La réponse n’est pas dif­fi­cile à faire. Fer­rand, tou­jours Fer­rand ; et à qui veut-on que ce soit ? N’est-ce pas lui qui depuis seize mois s’est don­né la tâche de mar­ty­ri­ser les citoyens qui n’ont eu qu’un tort, celui d’être vain­cus ? N’est-ce pas de lui que pou­vait sor­tir une amé­lio­ra­tion que récla­mait l’hu­ma­ni­té, quand même le prin­cipe d’É­ga­li­té qui n’est encore mal­heu­reu­se­ment qu’une uto­pie pour la majo­ri­té des hommes, lui fut com­plè­te­ment inconnu ?

La publi­ci­té seule peut faire ces­ser l’a­bus. La France et l’É­tran­ger doivent connaître ce qui se passe à la Bas­tille d’Oléron.

Nous avons pro­tes­té de toutes nos forces, nous n’a­vons plus d’es­poir que dans la presse, toutes nos cor­res­pon­dances doivent être sai­sies à la, poste : le direc­teur des postes serait-il à la mer­ci du nôtre ? toutes les lettres que nous avons adres­sées à l’au­to­ri­té supé­rieure, nous n’en avons pas reçu de réponse. L’in­fa­mie serait à son comble!!!

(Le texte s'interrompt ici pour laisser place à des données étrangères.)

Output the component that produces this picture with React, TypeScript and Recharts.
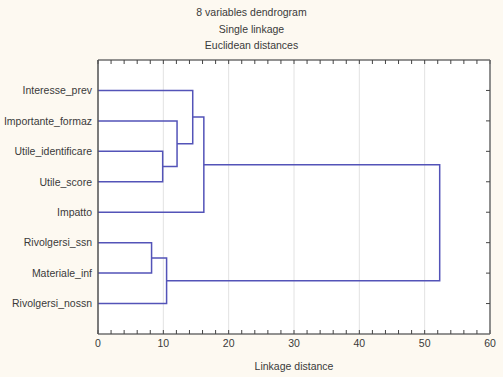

Au nom de l’hu­ma­ni­té et de tous mes mal­heu­reux com­pa­gnons d’in­for­tune, je vous prie de don­ner la plus grande publi­ci­té pos­sible à la pré­sente, c’est là but notre espoir !

Une poi­gnée de main fra­ter­nelle de ma part à tous nos amis.

À l’heure où j’é­cris on vient de nous enle­ver un de nos amis et on le conduit au cachot, nous en igno­rons encore le motif.

On veut essayer de m’y conduire, mais la leçon me sert et je ne me laisse pas prendre à leur piège gros­sier. 24 de mes amis sont pri­vés comme moi de nour­ri­ture et pour vivres nous fai­sons un siège en règle aux rats qui sont gros comme des chats.

Voi­là nos res­sources. et tout cela se passe en France en plein 1872, à des déte­nus politiques !

Rece­vez, cher ami, l’ex­pres­sion de mes fra­ter­nelles sym­pa­thies en atten­dant le plai­sir de vous revoir.